◆ PROBLEM STATEMENT
Print verbatim the opening line of the material and every subsequent line through the one containing "(0,0) rectangle (738,588);".

◆ DATASET ENTRIES

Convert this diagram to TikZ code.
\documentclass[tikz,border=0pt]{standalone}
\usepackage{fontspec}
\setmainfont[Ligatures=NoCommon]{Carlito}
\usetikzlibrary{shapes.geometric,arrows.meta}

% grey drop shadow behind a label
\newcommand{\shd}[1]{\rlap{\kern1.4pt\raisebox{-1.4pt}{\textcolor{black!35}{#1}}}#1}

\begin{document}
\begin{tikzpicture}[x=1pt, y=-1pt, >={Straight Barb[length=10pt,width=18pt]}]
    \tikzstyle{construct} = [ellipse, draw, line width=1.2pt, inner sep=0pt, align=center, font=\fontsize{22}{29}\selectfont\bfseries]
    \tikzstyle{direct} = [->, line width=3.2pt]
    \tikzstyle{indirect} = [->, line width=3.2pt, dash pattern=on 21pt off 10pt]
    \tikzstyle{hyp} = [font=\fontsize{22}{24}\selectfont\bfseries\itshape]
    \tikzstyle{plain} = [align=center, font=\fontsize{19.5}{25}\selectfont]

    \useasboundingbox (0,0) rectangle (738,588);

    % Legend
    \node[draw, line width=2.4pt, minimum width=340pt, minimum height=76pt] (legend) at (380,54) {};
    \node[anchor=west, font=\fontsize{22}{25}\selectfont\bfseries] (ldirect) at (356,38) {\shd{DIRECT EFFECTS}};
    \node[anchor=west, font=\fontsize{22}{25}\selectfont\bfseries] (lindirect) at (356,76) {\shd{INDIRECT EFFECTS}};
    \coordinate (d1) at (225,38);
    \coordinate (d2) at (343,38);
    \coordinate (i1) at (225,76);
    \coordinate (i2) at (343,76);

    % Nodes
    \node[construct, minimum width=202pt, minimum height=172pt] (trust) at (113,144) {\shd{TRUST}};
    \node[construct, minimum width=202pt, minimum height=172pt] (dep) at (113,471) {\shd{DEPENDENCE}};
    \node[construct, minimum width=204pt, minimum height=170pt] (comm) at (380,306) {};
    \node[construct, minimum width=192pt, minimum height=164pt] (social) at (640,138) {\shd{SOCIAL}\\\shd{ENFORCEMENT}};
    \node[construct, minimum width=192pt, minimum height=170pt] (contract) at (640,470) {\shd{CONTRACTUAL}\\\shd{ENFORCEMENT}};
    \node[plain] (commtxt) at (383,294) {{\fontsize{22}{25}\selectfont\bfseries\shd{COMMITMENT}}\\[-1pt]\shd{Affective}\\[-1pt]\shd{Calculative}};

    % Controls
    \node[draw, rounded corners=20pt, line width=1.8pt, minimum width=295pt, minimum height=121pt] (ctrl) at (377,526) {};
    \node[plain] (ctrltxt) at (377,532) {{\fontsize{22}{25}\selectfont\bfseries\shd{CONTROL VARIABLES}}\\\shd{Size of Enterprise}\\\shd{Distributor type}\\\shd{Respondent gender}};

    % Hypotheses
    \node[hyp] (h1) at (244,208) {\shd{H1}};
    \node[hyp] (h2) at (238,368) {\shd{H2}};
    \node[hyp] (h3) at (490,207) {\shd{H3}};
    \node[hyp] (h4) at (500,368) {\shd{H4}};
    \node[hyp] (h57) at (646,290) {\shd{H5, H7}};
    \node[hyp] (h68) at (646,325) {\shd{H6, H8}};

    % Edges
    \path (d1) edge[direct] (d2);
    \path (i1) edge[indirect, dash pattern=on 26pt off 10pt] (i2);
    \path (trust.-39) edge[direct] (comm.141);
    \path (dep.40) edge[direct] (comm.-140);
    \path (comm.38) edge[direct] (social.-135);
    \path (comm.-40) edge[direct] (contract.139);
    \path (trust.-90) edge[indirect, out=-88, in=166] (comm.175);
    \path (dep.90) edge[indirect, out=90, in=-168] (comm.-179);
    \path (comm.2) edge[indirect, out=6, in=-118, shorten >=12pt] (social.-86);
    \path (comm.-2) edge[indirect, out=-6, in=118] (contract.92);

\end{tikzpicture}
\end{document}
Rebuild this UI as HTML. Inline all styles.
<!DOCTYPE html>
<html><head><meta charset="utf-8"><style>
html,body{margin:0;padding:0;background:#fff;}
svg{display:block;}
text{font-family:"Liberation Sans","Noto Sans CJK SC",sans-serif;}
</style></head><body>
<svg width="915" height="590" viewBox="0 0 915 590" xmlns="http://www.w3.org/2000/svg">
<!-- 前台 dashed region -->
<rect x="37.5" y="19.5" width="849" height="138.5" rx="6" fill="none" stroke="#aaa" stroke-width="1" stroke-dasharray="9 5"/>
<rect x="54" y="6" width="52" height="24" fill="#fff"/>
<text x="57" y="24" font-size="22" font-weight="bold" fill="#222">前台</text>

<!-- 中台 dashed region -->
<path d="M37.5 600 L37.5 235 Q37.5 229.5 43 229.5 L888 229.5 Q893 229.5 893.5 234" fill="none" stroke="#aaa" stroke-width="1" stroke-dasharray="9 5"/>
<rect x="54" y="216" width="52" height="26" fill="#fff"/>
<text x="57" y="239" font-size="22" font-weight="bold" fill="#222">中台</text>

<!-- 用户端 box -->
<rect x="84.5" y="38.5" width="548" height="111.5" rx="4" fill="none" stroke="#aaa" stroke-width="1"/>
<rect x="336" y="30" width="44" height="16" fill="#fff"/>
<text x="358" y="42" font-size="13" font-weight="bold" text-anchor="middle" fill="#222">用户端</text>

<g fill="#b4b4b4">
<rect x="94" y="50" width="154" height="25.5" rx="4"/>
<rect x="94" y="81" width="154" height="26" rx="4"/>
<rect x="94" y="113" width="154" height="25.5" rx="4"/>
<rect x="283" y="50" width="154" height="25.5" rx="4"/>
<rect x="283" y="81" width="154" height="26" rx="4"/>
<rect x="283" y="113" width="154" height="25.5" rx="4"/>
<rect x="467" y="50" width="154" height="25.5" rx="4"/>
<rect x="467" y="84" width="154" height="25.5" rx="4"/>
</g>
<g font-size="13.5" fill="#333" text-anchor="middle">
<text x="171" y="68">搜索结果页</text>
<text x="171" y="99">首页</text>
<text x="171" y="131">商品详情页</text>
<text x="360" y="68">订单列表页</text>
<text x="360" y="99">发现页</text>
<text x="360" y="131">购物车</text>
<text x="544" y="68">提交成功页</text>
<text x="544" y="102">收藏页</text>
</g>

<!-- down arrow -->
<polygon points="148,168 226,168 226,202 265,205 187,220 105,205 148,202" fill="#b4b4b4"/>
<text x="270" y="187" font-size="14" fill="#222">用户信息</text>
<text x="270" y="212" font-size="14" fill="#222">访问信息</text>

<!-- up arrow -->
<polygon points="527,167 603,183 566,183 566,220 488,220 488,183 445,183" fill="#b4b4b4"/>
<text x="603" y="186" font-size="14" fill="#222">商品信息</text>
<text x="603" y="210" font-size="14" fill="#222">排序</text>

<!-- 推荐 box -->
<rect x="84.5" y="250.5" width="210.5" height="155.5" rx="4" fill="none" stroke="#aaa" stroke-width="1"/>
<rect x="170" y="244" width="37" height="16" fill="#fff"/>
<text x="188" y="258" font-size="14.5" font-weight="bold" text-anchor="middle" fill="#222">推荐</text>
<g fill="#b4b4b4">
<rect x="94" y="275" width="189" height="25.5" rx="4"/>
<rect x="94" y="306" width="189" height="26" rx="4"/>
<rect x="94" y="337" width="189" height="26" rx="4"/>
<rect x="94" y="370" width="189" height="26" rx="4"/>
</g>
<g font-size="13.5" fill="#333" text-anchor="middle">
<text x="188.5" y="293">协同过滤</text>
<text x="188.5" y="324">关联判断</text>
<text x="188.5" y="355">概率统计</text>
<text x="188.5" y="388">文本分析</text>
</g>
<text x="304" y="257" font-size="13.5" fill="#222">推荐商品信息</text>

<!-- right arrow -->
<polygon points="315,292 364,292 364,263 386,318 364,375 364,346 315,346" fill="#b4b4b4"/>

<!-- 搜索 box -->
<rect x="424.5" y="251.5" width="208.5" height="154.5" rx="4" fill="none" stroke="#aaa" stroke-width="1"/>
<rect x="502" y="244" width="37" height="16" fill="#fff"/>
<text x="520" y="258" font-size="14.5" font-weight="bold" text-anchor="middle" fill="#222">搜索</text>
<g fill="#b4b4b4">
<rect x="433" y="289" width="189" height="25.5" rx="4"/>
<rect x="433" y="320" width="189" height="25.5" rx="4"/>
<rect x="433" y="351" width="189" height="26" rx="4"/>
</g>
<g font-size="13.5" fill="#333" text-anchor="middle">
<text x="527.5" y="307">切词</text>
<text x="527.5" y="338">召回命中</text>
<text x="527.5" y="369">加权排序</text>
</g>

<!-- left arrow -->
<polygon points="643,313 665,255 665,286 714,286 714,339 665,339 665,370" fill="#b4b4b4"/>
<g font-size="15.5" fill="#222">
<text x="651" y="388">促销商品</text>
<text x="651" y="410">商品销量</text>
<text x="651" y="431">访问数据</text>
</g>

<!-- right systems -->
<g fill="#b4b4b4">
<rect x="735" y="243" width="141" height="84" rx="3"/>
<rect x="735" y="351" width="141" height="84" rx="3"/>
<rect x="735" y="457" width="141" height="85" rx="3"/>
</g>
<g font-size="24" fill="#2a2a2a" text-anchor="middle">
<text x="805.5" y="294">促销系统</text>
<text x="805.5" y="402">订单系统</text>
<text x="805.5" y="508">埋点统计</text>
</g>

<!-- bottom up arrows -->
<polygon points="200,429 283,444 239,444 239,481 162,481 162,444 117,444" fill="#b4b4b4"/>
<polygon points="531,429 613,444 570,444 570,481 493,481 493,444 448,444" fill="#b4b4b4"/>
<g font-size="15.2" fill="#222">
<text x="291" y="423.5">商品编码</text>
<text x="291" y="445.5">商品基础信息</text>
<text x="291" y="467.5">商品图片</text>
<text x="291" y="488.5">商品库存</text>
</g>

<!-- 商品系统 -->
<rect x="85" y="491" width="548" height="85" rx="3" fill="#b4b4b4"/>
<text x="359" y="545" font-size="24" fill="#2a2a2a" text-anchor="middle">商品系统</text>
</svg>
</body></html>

◆ THE OUTPUT
Convert this diagram to TikZ code.
\documentclass[tikz,border=0pt]{standalone}
\usepackage{fontspec}
\setmainfont[Ligatures=NoCommon]{Carlito}
\usetikzlibrary{shapes.geometric,arrows.meta}

% grey drop shadow behind a label
\newcommand{\shd}[1]{\rlap{\kern1.4pt\raisebox{-1.4pt}{\textcolor{black!35}{#1}}}#1}

\begin{document}
\begin{tikzpicture}[x=1pt, y=-1pt, >={Straight Barb[length=10pt,width=18pt]}]
    \tikzstyle{construct} = [ellipse, draw, line width=1.2pt, inner sep=0pt, align=center, font=\fontsize{22}{29}\selectfont\bfseries]
    \tikzstyle{direct} = [->, line width=3.2pt]
    \tikzstyle{indirect} = [->, line width=3.2pt, dash pattern=on 21pt off 10pt]
    \tikzstyle{hyp} = [font=\fontsize{22}{24}\selectfont\bfseries\itshape]
    \tikzstyle{plain} = [align=center, font=\fontsize{19.5}{25}\selectfont]

    \useasboundingbox (0,0) rectangle (738,588);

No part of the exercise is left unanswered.